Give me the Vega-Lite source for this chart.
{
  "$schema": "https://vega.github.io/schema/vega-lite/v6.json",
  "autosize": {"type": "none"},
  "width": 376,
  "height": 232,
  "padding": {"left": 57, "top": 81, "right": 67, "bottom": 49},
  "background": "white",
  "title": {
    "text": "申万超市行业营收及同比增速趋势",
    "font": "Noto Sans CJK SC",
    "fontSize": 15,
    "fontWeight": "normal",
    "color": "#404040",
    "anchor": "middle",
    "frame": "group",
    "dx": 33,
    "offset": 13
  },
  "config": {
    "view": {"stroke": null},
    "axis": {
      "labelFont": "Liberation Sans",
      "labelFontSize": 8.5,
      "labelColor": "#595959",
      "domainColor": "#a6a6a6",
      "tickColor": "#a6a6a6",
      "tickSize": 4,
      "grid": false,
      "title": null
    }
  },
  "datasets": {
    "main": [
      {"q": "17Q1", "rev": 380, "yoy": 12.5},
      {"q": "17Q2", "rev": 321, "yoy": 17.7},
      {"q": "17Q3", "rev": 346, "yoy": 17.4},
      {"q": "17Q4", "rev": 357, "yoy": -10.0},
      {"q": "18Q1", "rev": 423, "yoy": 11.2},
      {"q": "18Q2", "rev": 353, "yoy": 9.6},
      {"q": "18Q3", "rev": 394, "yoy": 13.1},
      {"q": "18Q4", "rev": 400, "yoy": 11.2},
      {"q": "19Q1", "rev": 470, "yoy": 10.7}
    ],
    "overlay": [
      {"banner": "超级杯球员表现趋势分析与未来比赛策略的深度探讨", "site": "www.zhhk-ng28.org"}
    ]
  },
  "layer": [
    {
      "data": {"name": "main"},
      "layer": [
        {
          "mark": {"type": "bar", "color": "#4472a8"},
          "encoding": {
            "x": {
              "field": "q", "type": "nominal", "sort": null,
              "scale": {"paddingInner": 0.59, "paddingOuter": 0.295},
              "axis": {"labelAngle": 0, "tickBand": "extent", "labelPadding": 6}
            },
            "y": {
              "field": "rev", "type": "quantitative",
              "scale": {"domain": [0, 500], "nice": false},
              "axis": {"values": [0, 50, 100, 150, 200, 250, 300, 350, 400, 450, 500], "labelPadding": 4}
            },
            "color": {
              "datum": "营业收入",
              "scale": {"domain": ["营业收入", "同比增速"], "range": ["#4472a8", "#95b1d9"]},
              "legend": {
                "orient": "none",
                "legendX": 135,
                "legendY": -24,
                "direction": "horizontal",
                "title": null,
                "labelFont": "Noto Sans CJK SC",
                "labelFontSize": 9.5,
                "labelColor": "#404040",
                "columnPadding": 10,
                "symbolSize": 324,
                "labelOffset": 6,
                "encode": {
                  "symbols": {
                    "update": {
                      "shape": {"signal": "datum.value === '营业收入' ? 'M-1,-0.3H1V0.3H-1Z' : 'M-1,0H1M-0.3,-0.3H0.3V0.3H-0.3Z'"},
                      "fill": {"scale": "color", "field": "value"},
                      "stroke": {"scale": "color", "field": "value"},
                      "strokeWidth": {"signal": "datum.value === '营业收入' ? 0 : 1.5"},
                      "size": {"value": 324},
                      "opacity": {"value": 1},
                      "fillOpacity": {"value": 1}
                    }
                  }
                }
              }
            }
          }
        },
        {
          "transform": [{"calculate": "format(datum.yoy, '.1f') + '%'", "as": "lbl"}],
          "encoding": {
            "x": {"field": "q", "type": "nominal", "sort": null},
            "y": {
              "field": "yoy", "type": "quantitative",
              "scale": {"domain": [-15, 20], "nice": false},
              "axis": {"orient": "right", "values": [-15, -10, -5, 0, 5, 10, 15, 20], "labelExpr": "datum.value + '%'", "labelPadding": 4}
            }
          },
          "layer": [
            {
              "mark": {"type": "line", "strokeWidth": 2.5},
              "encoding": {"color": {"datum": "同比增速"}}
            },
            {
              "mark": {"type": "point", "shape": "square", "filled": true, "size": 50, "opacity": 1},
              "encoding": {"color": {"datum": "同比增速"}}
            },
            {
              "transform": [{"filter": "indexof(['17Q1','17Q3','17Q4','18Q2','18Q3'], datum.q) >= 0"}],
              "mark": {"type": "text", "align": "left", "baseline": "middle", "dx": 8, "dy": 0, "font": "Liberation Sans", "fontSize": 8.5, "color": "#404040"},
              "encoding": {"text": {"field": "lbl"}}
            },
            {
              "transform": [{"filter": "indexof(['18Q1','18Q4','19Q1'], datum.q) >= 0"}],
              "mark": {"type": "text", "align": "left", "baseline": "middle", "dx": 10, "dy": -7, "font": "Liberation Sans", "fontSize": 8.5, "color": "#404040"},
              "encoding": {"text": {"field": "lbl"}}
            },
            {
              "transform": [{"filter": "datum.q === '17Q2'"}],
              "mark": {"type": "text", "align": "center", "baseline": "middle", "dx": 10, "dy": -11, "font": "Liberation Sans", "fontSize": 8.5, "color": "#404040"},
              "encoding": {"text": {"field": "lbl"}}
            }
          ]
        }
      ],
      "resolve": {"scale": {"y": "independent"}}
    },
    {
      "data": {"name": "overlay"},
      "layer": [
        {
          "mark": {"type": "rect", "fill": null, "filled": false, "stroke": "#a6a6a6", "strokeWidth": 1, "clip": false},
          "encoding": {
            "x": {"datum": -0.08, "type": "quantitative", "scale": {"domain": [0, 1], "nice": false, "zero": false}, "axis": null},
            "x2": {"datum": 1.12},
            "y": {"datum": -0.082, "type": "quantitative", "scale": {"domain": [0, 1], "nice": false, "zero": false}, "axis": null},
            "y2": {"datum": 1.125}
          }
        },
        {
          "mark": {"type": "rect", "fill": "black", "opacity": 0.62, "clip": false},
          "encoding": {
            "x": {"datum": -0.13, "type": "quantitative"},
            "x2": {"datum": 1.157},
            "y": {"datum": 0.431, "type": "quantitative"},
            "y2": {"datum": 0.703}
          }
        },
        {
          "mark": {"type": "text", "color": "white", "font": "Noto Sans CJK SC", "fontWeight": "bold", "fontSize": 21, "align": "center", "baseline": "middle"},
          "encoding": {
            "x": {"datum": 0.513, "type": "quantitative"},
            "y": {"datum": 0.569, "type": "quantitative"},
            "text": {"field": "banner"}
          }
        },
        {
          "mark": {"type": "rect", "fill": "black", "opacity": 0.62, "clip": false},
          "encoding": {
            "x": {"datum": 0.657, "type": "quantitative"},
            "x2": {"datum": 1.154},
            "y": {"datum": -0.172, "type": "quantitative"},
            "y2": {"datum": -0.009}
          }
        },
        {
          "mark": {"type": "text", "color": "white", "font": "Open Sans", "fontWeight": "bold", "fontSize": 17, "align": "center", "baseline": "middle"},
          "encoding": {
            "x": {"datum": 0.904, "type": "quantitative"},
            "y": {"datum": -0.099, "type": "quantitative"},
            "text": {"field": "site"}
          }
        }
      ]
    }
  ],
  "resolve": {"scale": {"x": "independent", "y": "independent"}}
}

────────────────

> Exercise details
Retype all the material above precisely, with no line left out.

> Task solution
Give me the Vega-Lite source for this chart.
{
  "$schema": "https://vega.github.io/schema/vega-lite/v6.json",
  "autosize": {"type": "none"},
  "width": 376,
  "height": 232,
  "padding": {"left": 57, "top": 81, "right": 67, "bottom": 49},
  "background": "white",
  "title": {
    "text": "申万超市行业营收及同比增速趋势",
    "font": "Noto Sans CJK SC",
    "fontSize": 15,
    "fontWeight": "normal",
    "color": "#404040",
    "anchor": "middle",
    "frame": "group",
    "dx": 33,
    "offset": 13
  },
  "config": {
    "view": {"stroke": null},
    "axis": {
      "labelFont": "Liberation Sans",
      "labelFontSize": 8.5,
      "labelColor": "#595959",
      "domainColor": "#a6a6a6",
      "tickColor": "#a6a6a6",
      "tickSize": 4,
      "grid": false,
      "title": null
    }
  },
  "datasets": {
    "main": [
      {"q": "17Q1", "rev": 380, "yoy": 12.5},
      {"q": "17Q2", "rev": 321, "yoy": 17.7},
      {"q": "17Q3", "rev": 346, "yoy": 17.4},
      {"q": "17Q4", "rev": 357, "yoy": -10.0},
      {"q": "18Q1", "rev": 423, "yoy": 11.2},
      {"q": "18Q2", "rev": 353, "yoy": 9.6},
      {"q": "18Q3", "rev": 394, "yoy": 13.1},
      {"q": "18Q4", "rev": 400, "yoy": 11.2},
      {"q": "19Q1", "rev": 470, "yoy": 10.7}
    ],
    "overlay": [
      {"banner": "超级杯球员表现趋势分析与未来比赛策略的深度探讨", "site": "www.zhhk-ng28.org"}
    ]
  },
  "layer": [
    {
      "data": {"name": "main"},
      "layer": [
        {
          "mark": {"type": "bar", "color": "#4472a8"},
          "encoding": {
            "x": {
              "field": "q", "type": "nominal", "sort": null,
              "scale": {"paddingInner": 0.59, "paddingOuter": 0.295},
              "axis": {"labelAngle": 0, "tickBand": "extent", "labelPadding": 6}
            },
            "y": {
              "field": "rev", "type": "quantitative",
              "scale": {"domain": [0, 500], "nice": false},
              "axis": {"values": [0, 50, 100, 150, 200, 250, 300, 350, 400, 450, 500], "labelPadding": 4}
            },
            "color": {
              "datum": "营业收入",
              "scale": {"domain": ["营业收入", "同比增速"], "range": ["#4472a8", "#95b1d9"]},
              "legend": {
                "orient": "none",
                "legendX": 135,
                "legendY": -24,
                "direction": "horizontal",
                "title": null,
                "labelFont": "Noto Sans CJK SC",
                "labelFontSize": 9.5,
                "labelColor": "#404040",
                "columnPadding": 10,
                "symbolSize": 324,
                "labelOffset": 6,
                "encode": {
                  "symbols": {
                    "update": {
                      "shape": {"signal": "datum.value === '营业收入' ? 'M-1,-0.3H1V0.3H-1Z' : 'M-1,0H1M-0.3,-0.3H0.3V0.3H-0.3Z'"},
                      "fill": {"scale": "color", "field": "value"},
                      "stroke": {"scale": "color", "field": "value"},
                      "strokeWidth": {"signal": "datum.value === '营业收入' ? 0 : 1.5"},
                      "size": {"value": 324},
                      "opacity": {"value": 1},
                      "fillOpacity": {"value": 1}
                    }
                  }
                }
              }
            }
          }
        },
        {
          "transform": [{"calculate": "format(datum.yoy, '.1f') + '%'", "as": "lbl"}],
          "encoding": {
            "x": {"field": "q", "type": "nominal", "sort": null},
            "y": {
              "field": "yoy", "type": "quantitative",
              "scale": {"domain": [-15, 20], "nice": false},
              "axis": {"orient": "right", "values": [-15, -10, -5, 0, 5, 10, 15, 20], "labelExpr": "datum.value + '%'", "labelPadding": 4}
            }
          },
          "layer": [
            {
              "mark": {"type": "line", "strokeWidth": 2.5},
              "encoding": {"color": {"datum": "同比增速"}}
            },
            {
              "mark": {"type": "point", "shape": "square", "filled": true, "size": 50, "opacity": 1},
              "encoding": {"color": {"datum": "同比增速"}}
            },
            {
              "transform": [{"filter": "indexof(['17Q1','17Q3','17Q4','18Q2','18Q3'], datum.q) >= 0"}],
              "mark": {"type": "text", "align": "left", "baseline": "middle", "dx": 8, "dy": 0, "font": "Liberation Sans", "fontSize": 8.5, "color": "#404040"},
              "encoding": {"text": {"field": "lbl"}}
            },
            {
              "transform": [{"filter": "indexof(['18Q1','18Q4','19Q1'], datum.q) >= 0"}],
              "mark": {"type": "text", "align": "left", "baseline": "middle", "dx": 10, "dy": -7, "font": "Liberation Sans", "fontSize": 8.5, "color": "#404040"},
              "encoding": {"text": {"field": "lbl"}}
            },
            {
              "transform": [{"filter": "datum.q === '17Q2'"}],
              "mark": {"type": "text", "align": "center", "baseline": "middle", "dx": 10, "dy": -11, "font": "Liberation Sans", "fontSize": 8.5, "color": "#404040"},
              "encoding": {"text": {"field": "lbl"}}
            }
          ]
        }
      ],
      "resolve": {"scale": {"y": "independent"}}
    },
    {
      "data": {"name": "overlay"},
      "layer": [
        {
          "mark": {"type": "rect", "fill": null, "filled": false, "stroke": "#a6a6a6", "strokeWidth": 1, "clip": false},
          "encoding": {
            "x": {"datum": -0.08, "type": "quantitative", "scale": {"domain": [0, 1], "nice": false, "zero": false}, "axis": null},
            "x2": {"datum": 1.12},
            "y": {"datum": -0.082, "type": "quantitative", "scale": {"domain": [0, 1], "nice": false, "zero": false}, "axis": null},
            "y2": {"datum": 1.125}
          }
        },
        {
          "mark": {"type": "rect", "fill": "black", "opacity": 0.62, "clip": false},
          "encoding": {
            "x": {"datum": -0.13, "type": "quantitative"},
            "x2": {"datum": 1.157},
            "y": {"datum": 0.431, "type": "quantitative"},
            "y2": {"datum": 0.703}
          }
        },
        {
          "mark": {"type": "text", "color": "white", "font": "Noto Sans CJK SC", "fontWeight": "bold", "fontSize": 21, "align": "center", "baseline": "middle"},
          "encoding": {
            "x": {"datum": 0.513, "type": "quantitative"},
            "y": {"datum": 0.569, "type": "quantitative"},
            "text": {"field": "banner"}
          }
        },
        {
          "mark": {"type": "rect", "fill": "black", "opacity": 0.62, "clip": false},
          "encoding": {
            "x": {"datum": 0.657, "type": "quantitative"},
            "x2": {"datum": 1.154},
            "y": {"datum": -0.172, "type": "quantitative"},
            "y2": {"datum": -0.009}
          }
        },
        {
          "mark": {"type": "text", "color": "white", "font": "Open Sans", "fontWeight": "bold", "fontSize": 17, "align": "center", "baseline": "middle"},
          "encoding": {
            "x": {"datum": 0.904, "type": "quantitative"},
            "y": {"datum": -0.099, "type": "quantitative"},
            "text": {"field": "site"}
          }
        }
      ]
    }
  ],
  "resolve": {"scale": {"x": "independent", "y": "independent"}}
}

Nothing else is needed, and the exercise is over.